Transformers have revolutionized the field of NLP. Central to their success is the attention mechanism, which has significantly improved how models process and understand language. In this article, we will explore the attention mechanism, focusing on two key components: self-attention and multi-head attention.
What is Attention?
- Definition: Attention is a technique that enables the model to focus on specific parts of the input sequence. It determines which parts of the input are relevant to the output and assigns different weights to them.
- Purpose: The main aim of attention is to allow the model to dynamically adjust the focus during the learning process. Instead of treating all input elements equally, the model can selectively concentrate on important ones.
Key Principles of Attention
- Relevance: Not all input tokens (e.g., words) are equally important for every task or context.
- Dynamic Focus: The model can adjust its focus based on the context, which makes it flexible and powerful.
- Scalability: Attention mechanisms can easily adapt to longer sequences without losing significant information.
Scaled Dot-Product Attention: Mathematical Foundations
- Inputs: Consists of three vectors: Query (Q), Key (K), Value (V)
- Calculation Steps:
- Compute the dot products between the query and all keys to obtain a score.
- Scale the scores by dividing by the square root of the dimensionality of the key vectors to mitigate the impact of large dot products.
- Apply the softmax function to obtain attention weights, which sum to one.
- Multiply the weights by the values to yield the output.
Equation:
\[
\text{Attention}(Q, K, V) = \text{softmax}\left(\frac{Q \cdot K^T}{\sqrt{d_k}}\right) \cdot V
\]
where \(d_k\) is the dimensionality of the key vectors, ensuring stable gradients.
What is Self-Attention?
Self-attention is a process where a single input sequence interacts with itself to calculate the representation of that sequence. This mechanism allows each element of the sequence to pay attention to all other elements, making it particularly effective for understanding contextual relationships.
How Self-Attention Works
- Input Representation:
- Each word in the input sequence is converted into a vector representation using embeddings.
- Generating Queries, Keys, and Values:
- For each word, we create three vectors: Query (Q), Key (K), and Value (V).
- This is done by multiplying the input embeddings by three different weight matrices.
- Calculating Attention Scores:
- Attention scores are computed using the formula:
$$
\text{Attention}(Q, K, V) = \text{softmax}\left(\frac{Q \cdot K^T}{\sqrt{d_k}}\right) \cdot V
$$
- Combining Values:
- The output is a weighted sum of the values, where the weights are the attention scores.
Example of Self-Attention
Consider the sentence, “The cat sat on the mat.”
- When processing the word “sat,” the self-attention mechanism helps the model focus on surrounding words (“The,” “cat,” “on,” “the,” and “mat”) to understand the context better.
- The attention scores will help the model decide how much to weigh each of these words when creating a representation for “sat.”
Multi-Head Attention
- Definition: Instead of performing a single attention function, Transformers use multiple heads to capture different contextual information from various representation subspaces.
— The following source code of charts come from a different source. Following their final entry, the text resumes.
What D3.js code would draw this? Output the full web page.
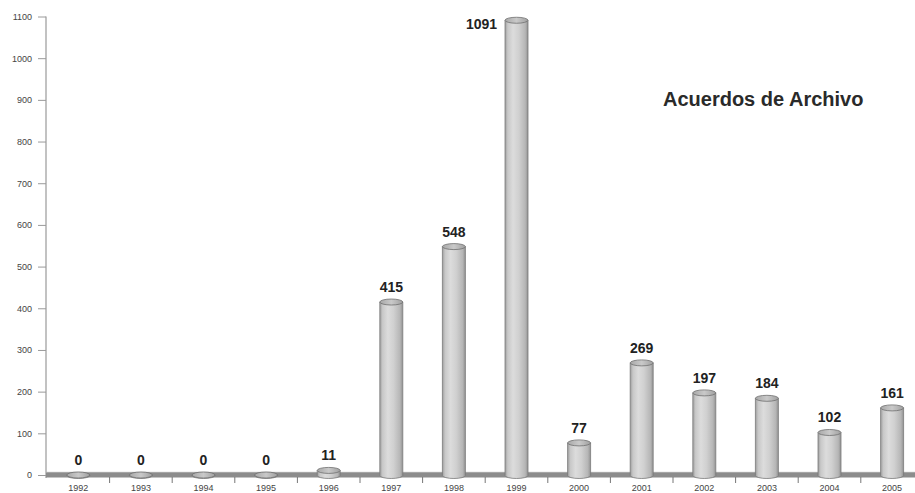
<!DOCTYPE html>
<html>
<head>
<meta charset="utf-8">
<script src="https://cdn.jsdelivr.net/npm/d3@7"></script>
<style>
  html, body { margin: 0; padding: 0; background: #fff; }
  svg { display: block; }
</style>
</head>
<body>
<svg id="chart" width="915" height="493"></svg>
<script>
// Acuerdos de Archivo per year
const years = ["1992","1993","1994","1995","1996","1997","1998","1999","2000","2001","2002","2003","2004","2005"];
const acuerdos = [0, 0, 0, 0, 11, 415, 548, 1091, 77, 269, 197, 184, 102, 161];
const yTicks = [0, 100, 200, 300, 400, 500, 600, 700, 800, 900, 1000, 1100];
const title = "Acuerdos de Archivo";

const W = 915, H = 493;
const svg = d3.select("#chart");
const font = "'Liberation Sans', Arial, sans-serif";

const x = d3.scaleBand().domain(years).range([47, 923.4]).padding(0);
const y = d3.scaleLinear().domain([0, 1100]).range([475, 16.5]);

const defs = svg.append("defs");
const grad = defs.append("linearGradient").attr("id", "cyl").attr("x1", "0").attr("x2", "1").attr("y1", "0").attr("y2", "0");
[[0, "#9e9e9e"], [0.12, "#c8c8c8"], [0.35, "#dcdcdc"], [0.6, "#d0d0d0"], [0.88, "#b6b6b6"], [1, "#929292"]]
  .forEach(([o, c]) => grad.append("stop").attr("offset", o).attr("stop-color", c));
const capGrad = defs.append("linearGradient").attr("id", "cap").attr("x1", "0").attr("x2", "1");
[[0, "#a8a8a8"], [0.5, "#c9c9c9"], [1, "#a0a0a0"]]
  .forEach(([o, c]) => capGrad.append("stop").attr("offset", o).attr("stop-color", c));

// Y axis
const yAxis = d3.axisLeft(y).tickValues(yTicks).tickFormat(d3.format("d")).tickSize(8).tickPadding(6);
const gy = svg.append("g").attr("transform", "translate(46,0)").call(yAxis);
gy.select(".domain").attr("stroke", "#a8a8a8").attr("stroke-width", 1.4).attr("d", `M0,${y(1100)}V478`);
gy.selectAll(".tick line").attr("stroke", "#9a9a9a");
gy.selectAll(".tick text").attr("fill", "#444").attr("font-family", font).attr("font-size", 9);

// Floor band
svg.append("rect").attr("x", 46).attr("y", 472).attr("width", W - 46).attr("height", 5.5).attr("fill", "#8c8c8c");
svg.append("line").attr("x1", 46).attr("x2", W).attr("y1", 472.3).attr("y2", 472.3).attr("stroke", "#b5b5b5").attr("stroke-width", 0.8);

// X axis: boundary ticks and year labels
const xAxis = d3.axisBottom(x).tickSize(0).tickPadding(7);
const gx = svg.append("g").attr("transform", "translate(0,477.5)").call(xAxis);
gx.select(".domain").remove();
gx.selectAll(".tick text").attr("fill", "#444").attr("font-family", font).attr("font-size", 9);
svg.append("g").selectAll("line").data(years.slice(1)).join("line")
  .attr("x1", d => x(d)).attr("x2", d => x(d))
  .attr("y1", 477).attr("y2", 483).attr("stroke", "#777").attr("stroke-width", 1);

// Cylinders
const bw = 23, ry = 3;
const bars = svg.append("g").selectAll("g").data(years.map((yr, i) => ({ yr, v: acuerdos[i] }))).join("g")
  .attr("transform", d => `translate(${x(d.yr) + x.bandwidth() / 2},0)`);

bars.append("path")
  .attr("d", d => {
    const top = y(d.v), bot = 475.5;
    return `M${-bw / 2},${top}V${bot}A${bw / 2},${ry} 0 0 0 ${bw / 2},${bot}V${top}Z`;
  })
  .attr("fill", "url(#cyl)").attr("stroke", "#7a7a7a").attr("stroke-width", 0.8);
bars.append("ellipse")
  .attr("cx", 0).attr("cy", d => y(d.v)).attr("rx", bw / 2).attr("ry", ry)
  .attr("fill", "url(#cap)").attr("stroke", "#707070").attr("stroke-width", 0.8);

// Value labels
bars.append("text")
  .attr("x", d => d.v > 1000 ? -35 : 0)
  .attr("y", d => d.v > 1000 ? y(d.v) + 9 : y(d.v) - 10)
  .attr("text-anchor", "middle")
  .attr("font-family", font).attr("font-weight", "bold").attr("font-size", 14)
  .attr("fill", "#222")
  .text(d => d.v);

// Title
svg.append("text").attr("x", 663).attr("y", 106)
  .attr("font-family", font).attr("font-weight", "bold").attr("font-size", 20)
  .attr("fill", "#2a2a2a").text(title);
</script>
</body>
</html>
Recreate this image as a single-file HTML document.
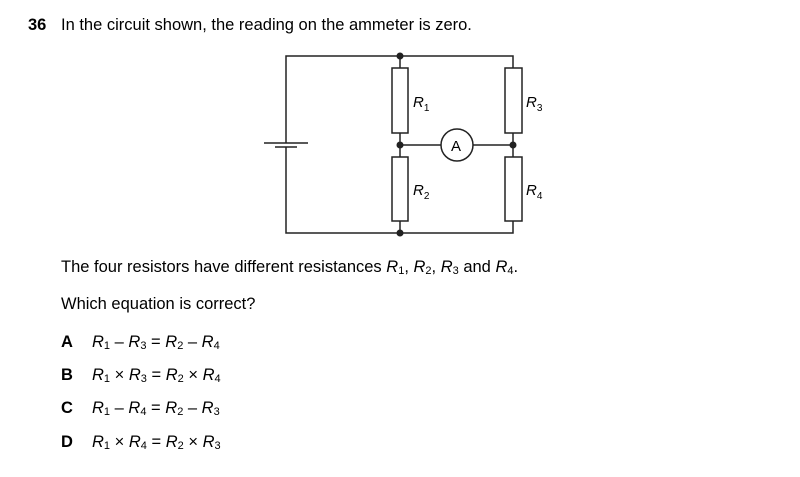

How Multi-Head Attention Works
- Multiple Attention Heads:
- Multiple heads (or sets) of queries, keys, and values are created.
- Each attention head learns different aspects of the input.
- Enables the model to capture a richer set of relationships in the data.
- Separate Attention Calculations:
- Each head computes attention independently, producing separate outputs.
- Concatenation of Results:
- The outputs of all attention heads are concatenated together.
- Final Linear Transformation:
- The concatenated result is transformed into the final output vector by multiplying it with another weight matrix.
- Equation: $$
\text{MultiHead}(Q, K, V) = \text{Concat}(\text{head}_1, \ldots, \text{head}_h)W^O
$$ where $\text{head}_i = \text{Attention}(QW_i^Q, KW_i^K, VW_i^V)$
Example of Multi-Head Attention
Using the same sentence, “The cat sat on the mat,” the multi-head attention mechanism could operate in the following way:
- Head 1: Might focus on syntactic relationships, paying more attention to nearby words “The” and “cat.”
- Head 2: Might focus on semantic meanings, emphasizing words like “sat” and “mat.”
- Head 3: Could capture thematic elements over longer distances, noticing the relationship of “sat” to “mat” in terms of the action performed.
By using multiple heads, the transformer can gather nuanced representations, enhancing comprehension of the input sequence broadly and deeply.
Advantages of Attention Mechanism
- Parallelization: Unlike RNNs, attention allows for better parallel processing, improving training efficiency.
- Long-Range Dependencies: Effective at capturing long dependencies in sequences due to direct connections between all tokens.
- Flexibility: Can be applied to various types of sequences, making it versatile for different applications beyond NLP, including image processing.
Limitations of Attention Mechanisms
- Computational Demand: Attention mechanisms can be computationally expensive, especially in self-attention, where the complexity grows quadratically with input sequence length.
- Interpretability Issues: While attention weights provide some insights, they do not always correlate with human perception or reasoning.